日本で「坊ちゃん」を知らない者がいないように、イギリス人で「ピクウイック」を知らない人はおりません。
というよりも、チャールズ・ディケンズが作家として世に出たきっかけは、「ピクウイック」の成功によってなのです。正しくは『ピクウイック・クラブ』であり、『ピクウイック・ペイパーズ』なのですが。

「企画中の月刊小説を僕ひとりで執筆し、編集してみないかと言って来た。………………報酬がすこぶるいいので、断れそうにない。」

ディケンズは、キャサリンの手紙の中にそんな風に書いています。1836年2月10日付の手紙に。キャサリン・ホガースは、当時、婚約中だった女性。
このようにディケンズに声をかけたのが、「チャップマン&ホール」社。条件は、月に14ポンド。
「月刊小説」とは、その頃には珍しくなかった「分冊式」。毎月の、読み切り小説。『ピクウイック・クラブ』は、1836年4月にはじまり、1837年11月まで連載されて、拍手喝采。
どのくらい拍手喝采であったのか。ある商人が、「ピクウイック・ケイン」を売り出したところ、完売。「ピクウイックさんが持つようなステッキです」と言っただけで、たちまち人気になったという。とにかく町の紳士から、商店の小僧さんに至るまで、『ピクウイック・クラブ』を読んでいないことには、話にならないかったのですから、仕方ありません。
ピクウイックの出てくる小説に、『愛の報い』があります。ウィンダム・ルイスが、1937年に発表した物語。

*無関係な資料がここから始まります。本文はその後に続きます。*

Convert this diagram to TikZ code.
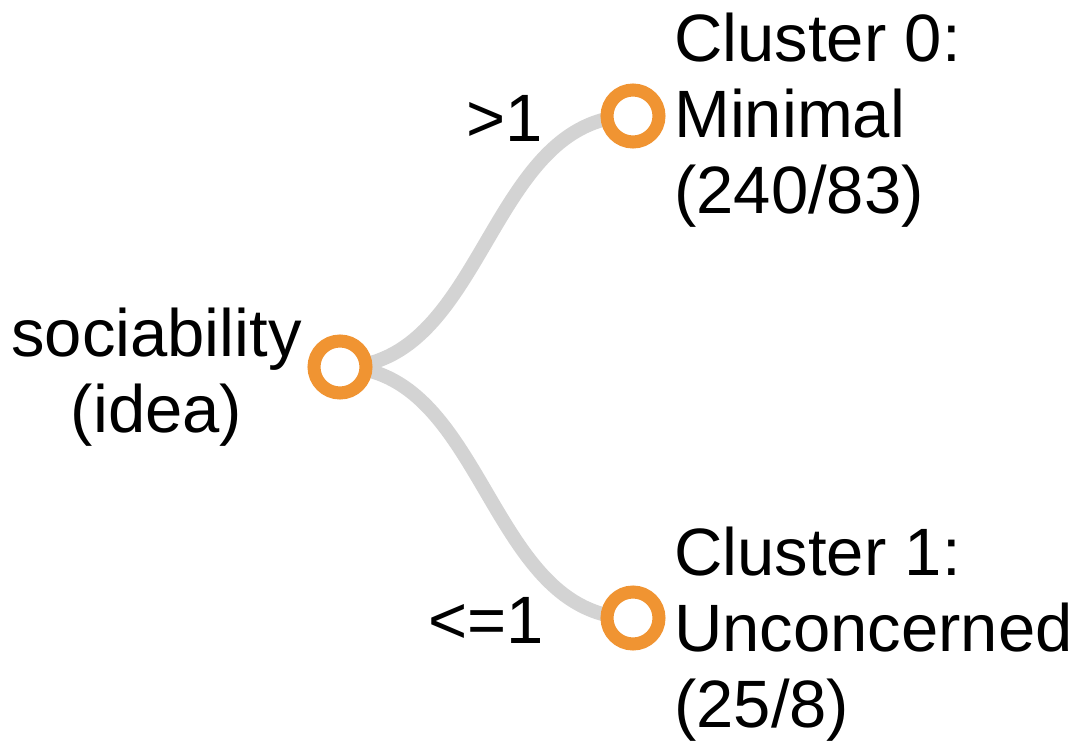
\documentclass[tikz,border=0pt]{standalone}
\usepackage{fontspec}
\setmainfont{Liberation Sans}
\usetikzlibrary{positioning, backgrounds}
\definecolor{ringorange}{RGB}{240,148,50}
\definecolor{linkgray}{RGB}{211,211,211}
\tikzset{
    tnode/.style={circle, draw=ringorange, line width=13pt, fill=white, minimum size=52pt, inner sep=0pt},
    tlink/.style={draw=linkgray, line width=14pt},
    tlabel/.style={font=\fontsize{67}{76}\selectfont, inner sep=0pt},
}
\begin{document}
\begin{tikzpicture}[x=1pt, y=-1pt]
    \useasboundingbox (0,0) rectangle (1090,742);
    \node[tnode] (root) at (340,367) {};
    \node[tnode] (c0) at (633,116) {};
    \node[tnode] (c1) at (633,618) {};
    \begin{pgfonlayer}{background}
        \draw[tlink] (root.center) .. controls +(146,0) and +(-146,0) .. (c0.center);
        \draw[tlink] (root.center) .. controls +(146,0) and +(-146,0) .. (c1.center);
    \end{pgfonlayer}
    \node[tlabel, anchor=base east, align=center] (rootlabel) at (302,432) {sociability\\(idea)};
    \node[tlabel, anchor=base east] (gtlabel) at (543,141) {>1};
    \node[tlabel, anchor=base east] (lelabel) at (544,643) {<=1};
    \node[tlabel, anchor=base west, align=left] (c0label) at (674,213) {Cluster 0:\\Minimal\\(240/83)};
    \node[tlabel, anchor=base west, align=left] (c1label) at (674,727) {Cluster 1:\\Unconcerned\\(25/8)};
\end{tikzpicture}
\end{document}
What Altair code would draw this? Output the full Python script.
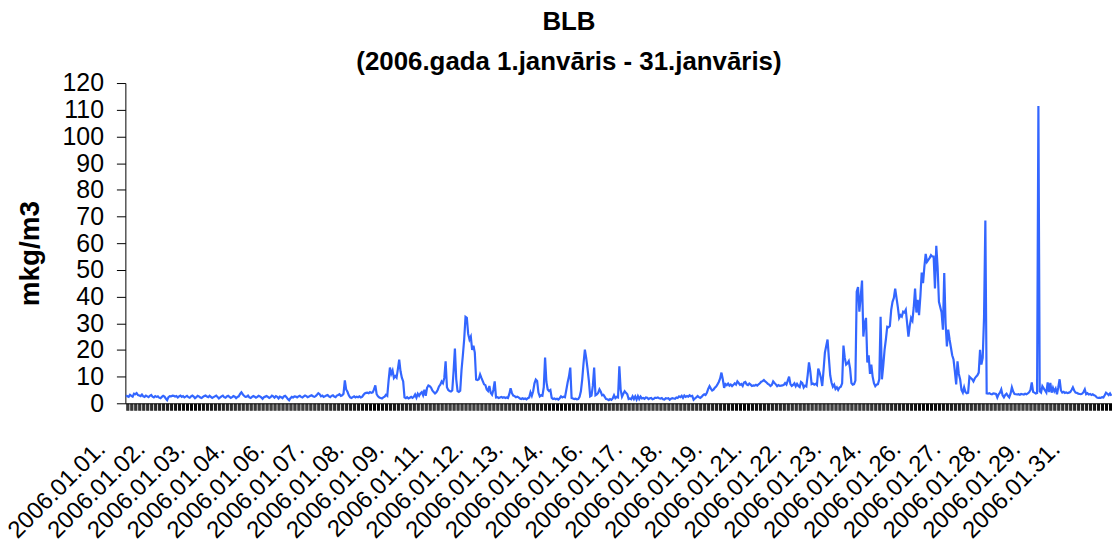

「ピクウイック氏かペックスニフ氏のような顔から、オランウータのような顔へと変わり………………。」

「ペックスニフ氏」もまた、『ピクウイック・クラブ』の登場人物のひとりなのですが。
『愛の報い』には、またこんな描写も出てきます。

「船乗り用のピージャケットの古着は雇い主が手に入れてきてくれた。これと船乗り用ののシャツとが組み合わされると、注文通りの重い軛みたいな服の感じが出た。」

これは、スタンプという男の、感想。1930年代のピー・ジャケットがいかに肉厚に生地であったかが、窺えるものでしょう。
さて、好みのピー・ジャケットを着て、ディケンズの初版本を探しに行くとしましょうか。